• **WORK REQUIRED**:
Would it be possible to write out each entry below exactly, without the pictures?

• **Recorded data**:
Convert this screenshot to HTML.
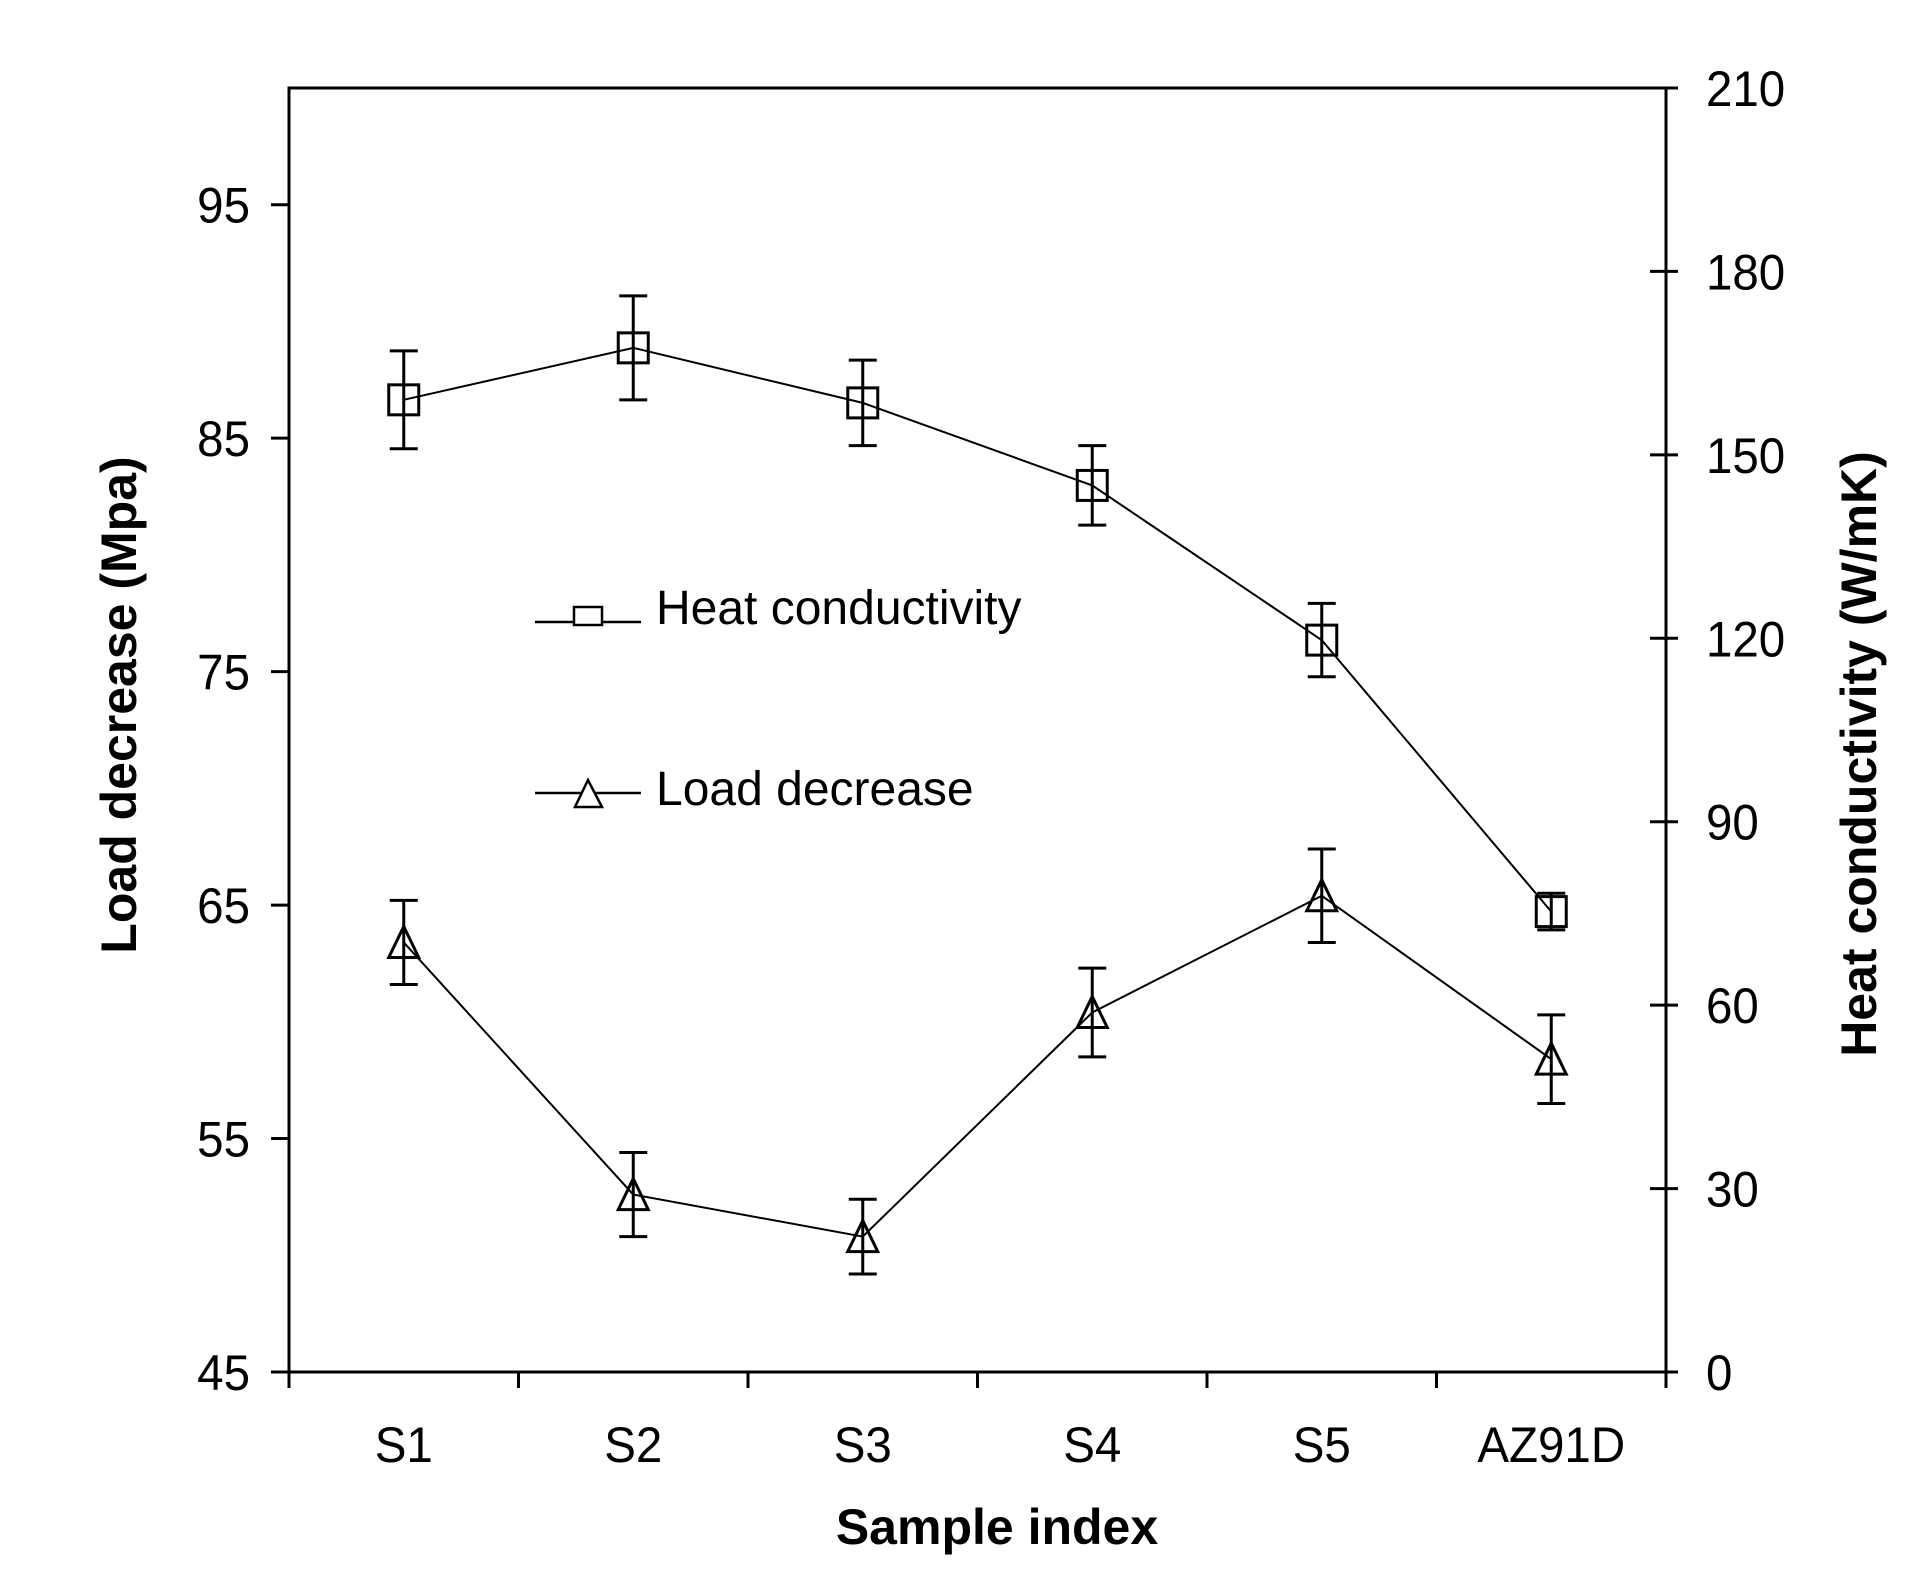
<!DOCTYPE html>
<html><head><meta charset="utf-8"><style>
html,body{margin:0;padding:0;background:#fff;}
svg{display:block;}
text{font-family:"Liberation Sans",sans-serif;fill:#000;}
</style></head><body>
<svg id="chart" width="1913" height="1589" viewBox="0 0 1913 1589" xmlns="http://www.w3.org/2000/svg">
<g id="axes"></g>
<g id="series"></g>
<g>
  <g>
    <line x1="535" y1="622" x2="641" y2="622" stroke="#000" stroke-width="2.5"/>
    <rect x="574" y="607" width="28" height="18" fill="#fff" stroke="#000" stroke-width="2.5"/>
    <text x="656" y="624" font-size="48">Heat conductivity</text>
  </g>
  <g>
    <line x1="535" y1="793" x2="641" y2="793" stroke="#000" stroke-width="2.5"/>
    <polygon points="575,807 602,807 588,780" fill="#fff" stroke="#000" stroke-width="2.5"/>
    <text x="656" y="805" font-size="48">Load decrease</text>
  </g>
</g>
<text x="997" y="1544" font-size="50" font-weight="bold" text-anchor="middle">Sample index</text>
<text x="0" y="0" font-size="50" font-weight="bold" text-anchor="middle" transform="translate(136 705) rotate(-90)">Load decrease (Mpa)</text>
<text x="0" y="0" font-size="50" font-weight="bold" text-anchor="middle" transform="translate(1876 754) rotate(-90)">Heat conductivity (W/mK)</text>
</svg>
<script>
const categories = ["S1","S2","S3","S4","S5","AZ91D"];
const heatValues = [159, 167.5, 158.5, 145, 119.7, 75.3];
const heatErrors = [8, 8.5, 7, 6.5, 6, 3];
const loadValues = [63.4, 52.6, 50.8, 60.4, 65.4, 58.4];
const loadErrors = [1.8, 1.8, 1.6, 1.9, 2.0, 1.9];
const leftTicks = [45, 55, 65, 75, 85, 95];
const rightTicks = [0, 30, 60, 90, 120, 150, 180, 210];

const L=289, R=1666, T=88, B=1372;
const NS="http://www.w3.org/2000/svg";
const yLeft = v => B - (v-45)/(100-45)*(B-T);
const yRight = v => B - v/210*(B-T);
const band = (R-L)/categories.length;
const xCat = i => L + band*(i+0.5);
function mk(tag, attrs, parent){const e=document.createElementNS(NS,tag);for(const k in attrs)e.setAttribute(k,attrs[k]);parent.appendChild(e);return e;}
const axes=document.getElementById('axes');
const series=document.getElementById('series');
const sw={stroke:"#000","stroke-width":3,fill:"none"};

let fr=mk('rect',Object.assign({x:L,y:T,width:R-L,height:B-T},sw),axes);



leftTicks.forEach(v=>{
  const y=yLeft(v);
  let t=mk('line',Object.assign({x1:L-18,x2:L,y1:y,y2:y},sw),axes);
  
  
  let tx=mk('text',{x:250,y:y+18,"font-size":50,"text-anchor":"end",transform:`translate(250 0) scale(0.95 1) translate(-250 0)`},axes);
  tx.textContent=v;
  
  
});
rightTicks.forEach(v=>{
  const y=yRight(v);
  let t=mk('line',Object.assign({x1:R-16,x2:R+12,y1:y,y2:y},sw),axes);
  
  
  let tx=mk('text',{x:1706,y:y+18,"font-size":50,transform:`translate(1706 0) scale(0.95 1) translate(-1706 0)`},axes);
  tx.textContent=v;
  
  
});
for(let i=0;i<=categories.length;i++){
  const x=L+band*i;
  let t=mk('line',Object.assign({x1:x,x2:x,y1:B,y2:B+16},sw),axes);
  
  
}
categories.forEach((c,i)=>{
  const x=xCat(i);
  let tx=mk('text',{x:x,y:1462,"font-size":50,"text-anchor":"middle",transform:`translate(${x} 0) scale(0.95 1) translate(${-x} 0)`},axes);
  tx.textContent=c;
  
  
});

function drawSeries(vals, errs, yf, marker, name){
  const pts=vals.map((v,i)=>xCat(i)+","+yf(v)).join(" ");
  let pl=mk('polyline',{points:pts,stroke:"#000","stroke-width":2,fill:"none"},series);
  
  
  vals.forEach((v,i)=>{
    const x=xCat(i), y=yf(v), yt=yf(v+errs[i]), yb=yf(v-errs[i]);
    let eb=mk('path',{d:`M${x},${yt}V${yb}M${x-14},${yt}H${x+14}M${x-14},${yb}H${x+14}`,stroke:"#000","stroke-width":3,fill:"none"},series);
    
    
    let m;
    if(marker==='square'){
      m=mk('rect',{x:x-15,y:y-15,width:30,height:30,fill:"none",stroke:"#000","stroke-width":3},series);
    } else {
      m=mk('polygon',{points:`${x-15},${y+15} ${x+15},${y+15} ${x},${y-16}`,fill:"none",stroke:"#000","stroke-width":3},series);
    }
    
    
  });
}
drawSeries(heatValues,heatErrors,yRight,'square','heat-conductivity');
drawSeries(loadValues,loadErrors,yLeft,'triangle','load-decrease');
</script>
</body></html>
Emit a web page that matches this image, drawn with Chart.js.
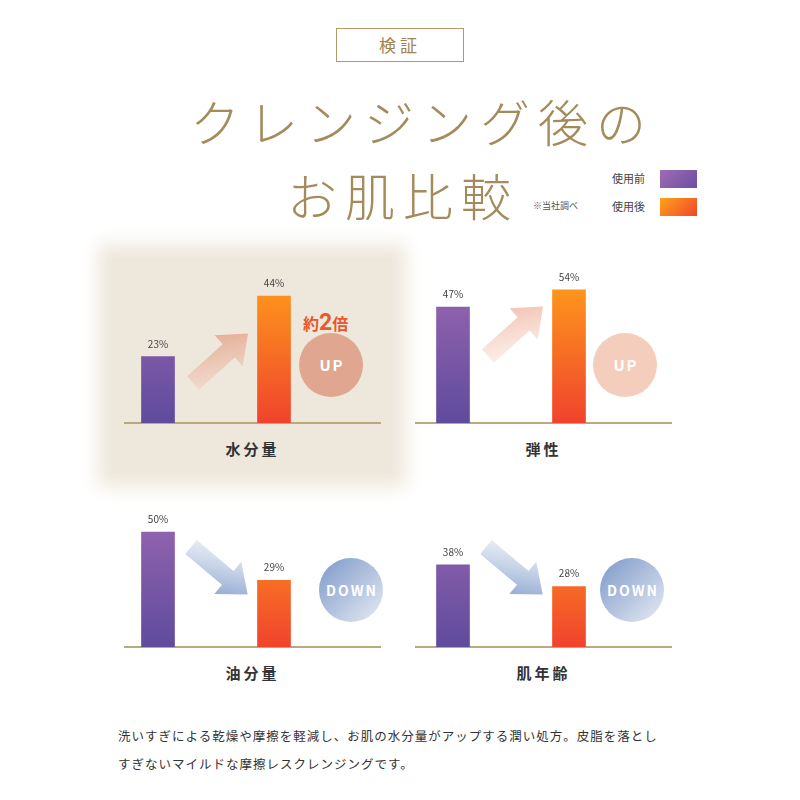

• **FINAL RESULT**:
Convert this screenshot to HTML.
<!DOCTYPE html>
<html><head><meta charset="utf-8"><style>
html,body{margin:0;padding:0;background:#fff;}
svg{display:block;}
text{font-family:"Liberation Sans",sans-serif;fill:#000;}
</style></head><body>
<svg id="chart" width="1913" height="1589" viewBox="0 0 1913 1589" xmlns="http://www.w3.org/2000/svg">
<g id="axes"></g>
<g id="series"></g>
<g>
  <g>
    <line x1="535" y1="622" x2="641" y2="622" stroke="#000" stroke-width="2.5"/>
    <rect x="574" y="607" width="28" height="18" fill="#fff" stroke="#000" stroke-width="2.5"/>
    <text x="656" y="624" font-size="48">Heat conductivity</text>
  </g>
  <g>
    <line x1="535" y1="793" x2="641" y2="793" stroke="#000" stroke-width="2.5"/>
    <polygon points="575,807 602,807 588,780" fill="#fff" stroke="#000" stroke-width="2.5"/>
    <text x="656" y="805" font-size="48">Load decrease</text>
  </g>
</g>
<text x="997" y="1544" font-size="50" font-weight="bold" text-anchor="middle">Sample index</text>
<text x="0" y="0" font-size="50" font-weight="bold" text-anchor="middle" transform="translate(136 705) rotate(-90)">Load decrease (Mpa)</text>
<text x="0" y="0" font-size="50" font-weight="bold" text-anchor="middle" transform="translate(1876 754) rotate(-90)">Heat conductivity (W/mK)</text>
</svg>
<script>
const categories = ["S1","S2","S3","S4","S5","AZ91D"];
const heatValues = [159, 167.5, 158.5, 145, 119.7, 75.3];
const heatErrors = [8, 8.5, 7, 6.5, 6, 3];
const loadValues = [63.4, 52.6, 50.8, 60.4, 65.4, 58.4];
const loadErrors = [1.8, 1.8, 1.6, 1.9, 2.0, 1.9];
const leftTicks = [45, 55, 65, 75, 85, 95];
const rightTicks = [0, 30, 60, 90, 120, 150, 180, 210];

const L=289, R=1666, T=88, B=1372;
const NS="http://www.w3.org/2000/svg";
const yLeft = v => B - (v-45)/(100-45)*(B-T);
const yRight = v => B - v/210*(B-T);
const band = (R-L)/categories.length;
const xCat = i => L + band*(i+0.5);
function mk(tag, attrs, parent){const e=document.createElementNS(NS,tag);for(const k in attrs)e.setAttribute(k,attrs[k]);parent.appendChild(e);return e;}
const axes=document.getElementById('axes');
const series=document.getElementById('series');
const sw={stroke:"#000","stroke-width":3,fill:"none"};

let fr=mk('rect',Object.assign({x:L,y:T,width:R-L,height:B-T},sw),axes);



leftTicks.forEach(v=>{
  const y=yLeft(v);
  let t=mk('line',Object.assign({x1:L-18,x2:L,y1:y,y2:y},sw),axes);
  
  
  let tx=mk('text',{x:250,y:y+18,"font-size":50,"text-anchor":"end",transform:`translate(250 0) scale(0.95 1) translate(-250 0)`},axes);
  tx.textContent=v;
  
  
});
rightTicks.forEach(v=>{
  const y=yRight(v);
  let t=mk('line',Object.assign({x1:R-16,x2:R+12,y1:y,y2:y},sw),axes);
  
  
  let tx=mk('text',{x:1706,y:y+18,"font-size":50,transform:`translate(1706 0) scale(0.95 1) translate(-1706 0)`},axes);
  tx.textContent=v;
  
  
});
for(let i=0;i<=categories.length;i++){
  const x=L+band*i;
  let t=mk('line',Object.assign({x1:x,x2:x,y1:B,y2:B+16},sw),axes);
  
  
}
categories.forEach((c,i)=>{
  const x=xCat(i);
  let tx=mk('text',{x:x,y:1462,"font-size":50,"text-anchor":"middle",transform:`translate(${x} 0) scale(0.95 1) translate(${-x} 0)`},axes);
  tx.textContent=c;
  
  
});

function drawSeries(vals, errs, yf, marker, name){
  const pts=vals.map((v,i)=>xCat(i)+","+yf(v)).join(" ");
  let pl=mk('polyline',{points:pts,stroke:"#000","stroke-width":2,fill:"none"},series);
  
  
  vals.forEach((v,i)=>{
    const x=xCat(i), y=yf(v), yt=yf(v+errs[i]), yb=yf(v-errs[i]);
    let eb=mk('path',{d:`M${x},${yt}V${yb}M${x-14},${yt}H${x+14}M${x-14},${yb}H${x+14}`,stroke:"#000","stroke-width":3,fill:"none"},series);
    
    
    let m;
    if(marker==='square'){
      m=mk('rect',{x:x-15,y:y-15,width:30,height:30,fill:"none",stroke:"#000","stroke-width":3},series);
    } else {
      m=mk('polygon',{points:`${x-15},${y+15} ${x+15},${y+15} ${x},${y-16}`,fill:"none",stroke:"#000","stroke-width":3},series);
    }
    
    
  });
}
drawSeries(heatValues,heatErrors,yRight,'square','heat-conductivity');
drawSeries(loadValues,loadErrors,yLeft,'triangle','load-decrease');
</script>
</body></html>
Emit a web page that matches this image, drawn with Chart.js.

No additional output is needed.